In Chicago, on the first day of the journey, Orman had the tour manager pick up her 88-year-old mother and drive them around the South Side neighborhood where Orman grew up. By the second day she began canceling her Lear flights and hotel reservations. By the time they hit the Ozarks, Orman, who rarely drives a car herself but has to be one of the most quirkily self-confident people this side of Donald Rumsfeld, simply couldn't resist. She had to get behind the wheel.

It is exactly that triumphant, move-over-I'm-driving attitude that makes Orman, who is 52 and has a bob of frosted hair and big, eager blue eyes (as well as more than 40 pairs of eyeglasses), such a perplexing and compelling character. She is as happy at the helm of a bus as she is doling out hard and fast personal finance "laws" to millions. And her drive to spread what she calls the "message of financial freedom" has landed her seemingly everywhere.

And by everywhere, we mean: everywhere.
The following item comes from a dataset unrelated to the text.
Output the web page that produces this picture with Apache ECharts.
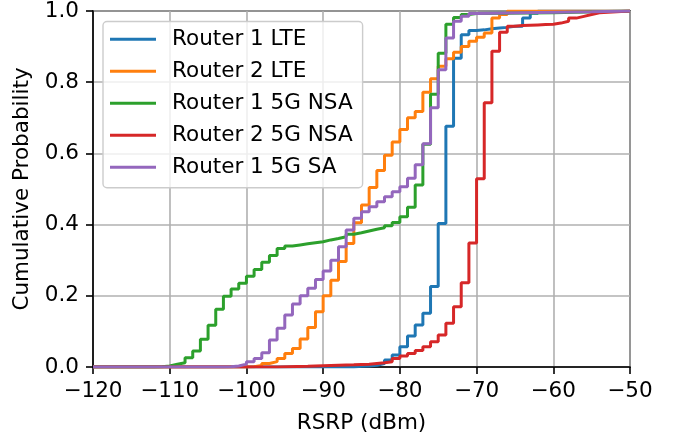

Besides busing her message to small towns in Kansas, the Mall of America, and the Hoover Dam, Orman has also built herself a financial-advice empire. The Suze Orman Financial Co., which she runs out of an office in Emeryville, Calif., and her brand manager's San Francisco living room (which they refer to as the Clubhouse), clears around $4 million in profits a year. Suze has sold more than six million books, she hosts The Suze Orman Show on CNBC (watched by 113,000 households), and she holds the record for most books sold in an hour on the QVC shopping channel (35,000 for The Courage to Be Rich). Her PBS fundraising special places third in the network's all-time rankings, behind The Three Tenors and a Doo Wop concert but ahead of Riverdance (No. 5), Yanni (No. 6), and well beyond other self-helpers like Deepak Chopra (No. 18). She says she's worth around $20 million but rarely thinks about it. She keeps almost all her money in municipal bonds and money-market funds and recently sold her 1,000-square-foot house in Oakland for $675,000. (She bought it 20 years ago for $60,000.) She keeps a small apartment in New York City, has lived most of the past decade in hotels, and has never been married. She sells Suze's Choice long-term-care insurance through GE Financial. Currently she's planning a move into China, where the book that put her on the map in the U.S., The 9 Steps to Financial Freedom, is on sale in Mandarin.

Orman's message combines emotional and spiritual observations about money with advice on what to do with it. She is a firm believer in the healing power of the basics and in her own ability as a messenger. A great many people love her, but it must be said that Suze Orman, with her in-your-face style, drives a lot of other people nuts. Is she a reckless self-promoter? Or a motivated, financially enlightened missionary? What do you make of a person who rides around in a big red bus with her face on it, talking to people in McDonald's about revocable living trusts?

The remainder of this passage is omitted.